**REQUIRED TASK:** How many lines in the records below hold the string "seaborn"? Please answer with the number and nothing more.

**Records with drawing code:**
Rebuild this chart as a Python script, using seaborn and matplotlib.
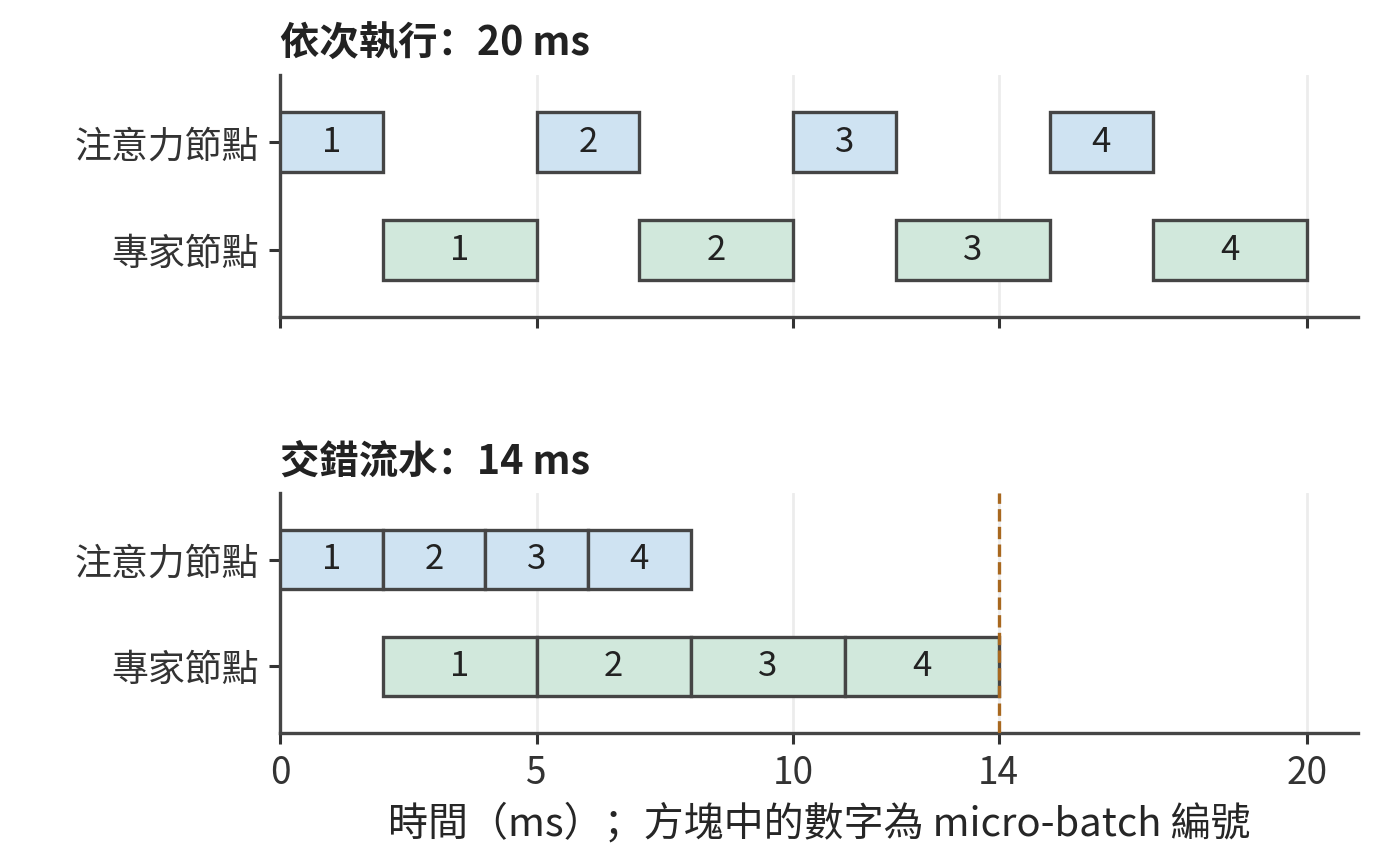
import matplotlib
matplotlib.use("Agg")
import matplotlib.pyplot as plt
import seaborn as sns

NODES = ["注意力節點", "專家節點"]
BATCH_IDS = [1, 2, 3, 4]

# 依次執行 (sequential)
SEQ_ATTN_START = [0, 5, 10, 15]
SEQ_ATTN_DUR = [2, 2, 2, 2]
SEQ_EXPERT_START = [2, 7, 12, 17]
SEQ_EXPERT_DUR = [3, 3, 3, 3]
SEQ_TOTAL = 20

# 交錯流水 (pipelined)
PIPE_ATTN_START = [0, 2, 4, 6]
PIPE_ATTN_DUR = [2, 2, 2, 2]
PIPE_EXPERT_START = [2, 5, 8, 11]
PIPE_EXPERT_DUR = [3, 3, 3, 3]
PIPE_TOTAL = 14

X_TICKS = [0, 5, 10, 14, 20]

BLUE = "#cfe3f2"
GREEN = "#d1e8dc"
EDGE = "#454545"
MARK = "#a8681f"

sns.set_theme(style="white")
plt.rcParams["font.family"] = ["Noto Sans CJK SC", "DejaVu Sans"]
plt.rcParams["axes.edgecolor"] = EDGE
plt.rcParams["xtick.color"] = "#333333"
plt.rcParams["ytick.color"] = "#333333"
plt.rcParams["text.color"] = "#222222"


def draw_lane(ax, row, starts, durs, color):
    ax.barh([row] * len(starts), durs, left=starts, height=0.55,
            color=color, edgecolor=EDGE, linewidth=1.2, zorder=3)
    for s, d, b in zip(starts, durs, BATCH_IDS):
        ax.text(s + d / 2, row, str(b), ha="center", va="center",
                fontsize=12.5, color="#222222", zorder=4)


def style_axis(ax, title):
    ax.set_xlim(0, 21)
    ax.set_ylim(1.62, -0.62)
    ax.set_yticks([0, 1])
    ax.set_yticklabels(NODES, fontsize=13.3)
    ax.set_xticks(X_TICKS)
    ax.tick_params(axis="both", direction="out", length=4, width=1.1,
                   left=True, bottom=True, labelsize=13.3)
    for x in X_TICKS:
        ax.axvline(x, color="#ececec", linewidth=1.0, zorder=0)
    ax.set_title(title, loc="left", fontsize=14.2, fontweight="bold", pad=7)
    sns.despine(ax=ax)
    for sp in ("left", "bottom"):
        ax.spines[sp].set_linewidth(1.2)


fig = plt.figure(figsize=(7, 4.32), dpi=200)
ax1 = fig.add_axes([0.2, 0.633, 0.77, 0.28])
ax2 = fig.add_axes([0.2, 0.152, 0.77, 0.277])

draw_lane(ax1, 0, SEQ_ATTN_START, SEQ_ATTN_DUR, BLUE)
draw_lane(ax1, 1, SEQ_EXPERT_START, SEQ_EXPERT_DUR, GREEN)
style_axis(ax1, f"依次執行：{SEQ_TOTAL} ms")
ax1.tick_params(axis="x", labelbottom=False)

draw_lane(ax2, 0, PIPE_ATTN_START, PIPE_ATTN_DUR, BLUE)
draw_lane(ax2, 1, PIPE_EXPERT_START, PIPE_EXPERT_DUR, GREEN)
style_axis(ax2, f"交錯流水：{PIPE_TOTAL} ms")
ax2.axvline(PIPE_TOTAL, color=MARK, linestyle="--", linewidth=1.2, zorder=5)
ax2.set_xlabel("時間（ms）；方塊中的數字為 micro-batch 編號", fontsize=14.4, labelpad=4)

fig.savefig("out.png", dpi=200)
--
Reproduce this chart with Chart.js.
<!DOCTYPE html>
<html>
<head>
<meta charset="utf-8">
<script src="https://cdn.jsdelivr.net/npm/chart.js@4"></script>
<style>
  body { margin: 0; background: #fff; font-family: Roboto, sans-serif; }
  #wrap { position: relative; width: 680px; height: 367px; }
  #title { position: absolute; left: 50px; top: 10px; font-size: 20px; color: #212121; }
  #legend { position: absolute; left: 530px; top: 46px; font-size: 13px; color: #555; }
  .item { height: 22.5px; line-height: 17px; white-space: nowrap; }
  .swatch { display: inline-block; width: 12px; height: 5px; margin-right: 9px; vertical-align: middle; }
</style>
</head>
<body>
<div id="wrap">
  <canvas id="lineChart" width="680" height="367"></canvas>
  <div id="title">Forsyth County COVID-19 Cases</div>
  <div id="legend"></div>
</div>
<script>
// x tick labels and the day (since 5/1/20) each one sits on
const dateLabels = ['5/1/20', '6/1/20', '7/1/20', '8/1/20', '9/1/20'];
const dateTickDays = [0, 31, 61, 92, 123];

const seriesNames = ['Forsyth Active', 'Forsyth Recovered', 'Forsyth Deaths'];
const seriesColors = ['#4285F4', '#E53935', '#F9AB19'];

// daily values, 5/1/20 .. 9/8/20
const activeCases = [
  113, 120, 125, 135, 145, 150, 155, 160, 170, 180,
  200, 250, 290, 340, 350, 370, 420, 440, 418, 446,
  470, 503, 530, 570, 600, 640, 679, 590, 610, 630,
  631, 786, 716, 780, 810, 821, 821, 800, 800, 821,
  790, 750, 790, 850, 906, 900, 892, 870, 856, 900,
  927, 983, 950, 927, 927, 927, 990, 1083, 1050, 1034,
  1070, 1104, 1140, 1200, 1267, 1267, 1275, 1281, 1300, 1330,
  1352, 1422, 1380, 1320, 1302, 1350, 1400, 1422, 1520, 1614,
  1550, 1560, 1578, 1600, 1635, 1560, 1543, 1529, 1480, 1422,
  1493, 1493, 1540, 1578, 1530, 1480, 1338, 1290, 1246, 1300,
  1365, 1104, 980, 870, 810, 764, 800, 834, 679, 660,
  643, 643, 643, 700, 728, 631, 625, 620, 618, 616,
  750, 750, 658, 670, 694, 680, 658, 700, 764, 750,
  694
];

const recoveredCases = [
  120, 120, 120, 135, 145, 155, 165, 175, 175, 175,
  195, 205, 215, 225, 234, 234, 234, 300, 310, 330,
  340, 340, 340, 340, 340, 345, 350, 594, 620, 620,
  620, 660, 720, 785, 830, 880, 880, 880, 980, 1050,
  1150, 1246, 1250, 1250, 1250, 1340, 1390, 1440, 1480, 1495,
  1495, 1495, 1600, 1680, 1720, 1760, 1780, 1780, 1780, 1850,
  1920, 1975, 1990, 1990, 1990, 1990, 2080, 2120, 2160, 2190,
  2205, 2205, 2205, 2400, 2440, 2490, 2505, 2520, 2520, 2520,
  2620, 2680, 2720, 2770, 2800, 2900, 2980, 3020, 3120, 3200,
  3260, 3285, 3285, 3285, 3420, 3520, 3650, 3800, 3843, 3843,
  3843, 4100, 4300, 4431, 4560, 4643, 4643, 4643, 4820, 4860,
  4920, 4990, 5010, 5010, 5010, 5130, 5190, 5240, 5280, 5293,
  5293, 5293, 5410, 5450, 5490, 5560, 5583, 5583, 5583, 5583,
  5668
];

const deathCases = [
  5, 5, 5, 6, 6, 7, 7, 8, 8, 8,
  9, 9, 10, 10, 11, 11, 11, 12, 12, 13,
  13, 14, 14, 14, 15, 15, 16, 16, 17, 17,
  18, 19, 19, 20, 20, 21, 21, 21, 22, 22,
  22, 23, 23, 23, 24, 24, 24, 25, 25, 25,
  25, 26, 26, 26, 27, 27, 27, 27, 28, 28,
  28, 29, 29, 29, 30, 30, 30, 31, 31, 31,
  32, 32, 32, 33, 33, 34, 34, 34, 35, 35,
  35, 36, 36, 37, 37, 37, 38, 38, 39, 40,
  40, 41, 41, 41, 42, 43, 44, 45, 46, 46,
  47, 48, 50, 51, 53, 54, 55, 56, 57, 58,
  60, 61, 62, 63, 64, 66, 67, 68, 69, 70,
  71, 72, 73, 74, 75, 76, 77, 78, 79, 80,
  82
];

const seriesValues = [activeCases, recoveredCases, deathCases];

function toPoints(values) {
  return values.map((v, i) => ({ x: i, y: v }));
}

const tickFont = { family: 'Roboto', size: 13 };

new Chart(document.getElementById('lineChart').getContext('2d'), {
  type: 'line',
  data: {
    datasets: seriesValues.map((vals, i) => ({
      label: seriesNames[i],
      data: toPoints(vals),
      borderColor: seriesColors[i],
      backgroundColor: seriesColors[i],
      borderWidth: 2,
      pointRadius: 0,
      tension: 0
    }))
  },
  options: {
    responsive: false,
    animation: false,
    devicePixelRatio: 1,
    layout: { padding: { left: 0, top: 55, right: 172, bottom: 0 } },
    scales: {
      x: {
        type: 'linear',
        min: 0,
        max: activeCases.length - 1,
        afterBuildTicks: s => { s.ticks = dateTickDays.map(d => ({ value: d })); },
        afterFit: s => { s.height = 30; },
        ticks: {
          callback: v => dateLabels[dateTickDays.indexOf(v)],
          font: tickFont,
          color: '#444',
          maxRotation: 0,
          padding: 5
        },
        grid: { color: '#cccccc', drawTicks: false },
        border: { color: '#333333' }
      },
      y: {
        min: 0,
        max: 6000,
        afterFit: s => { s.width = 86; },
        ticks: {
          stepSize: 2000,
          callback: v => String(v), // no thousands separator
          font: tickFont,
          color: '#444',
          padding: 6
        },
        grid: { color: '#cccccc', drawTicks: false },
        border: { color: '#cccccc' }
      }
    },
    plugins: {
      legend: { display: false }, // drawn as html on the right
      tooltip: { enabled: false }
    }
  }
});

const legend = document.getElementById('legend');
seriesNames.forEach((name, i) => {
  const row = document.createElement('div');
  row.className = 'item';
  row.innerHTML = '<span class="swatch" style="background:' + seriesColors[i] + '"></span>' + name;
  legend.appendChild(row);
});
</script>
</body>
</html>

**EXPECTED OUTPUT:** 2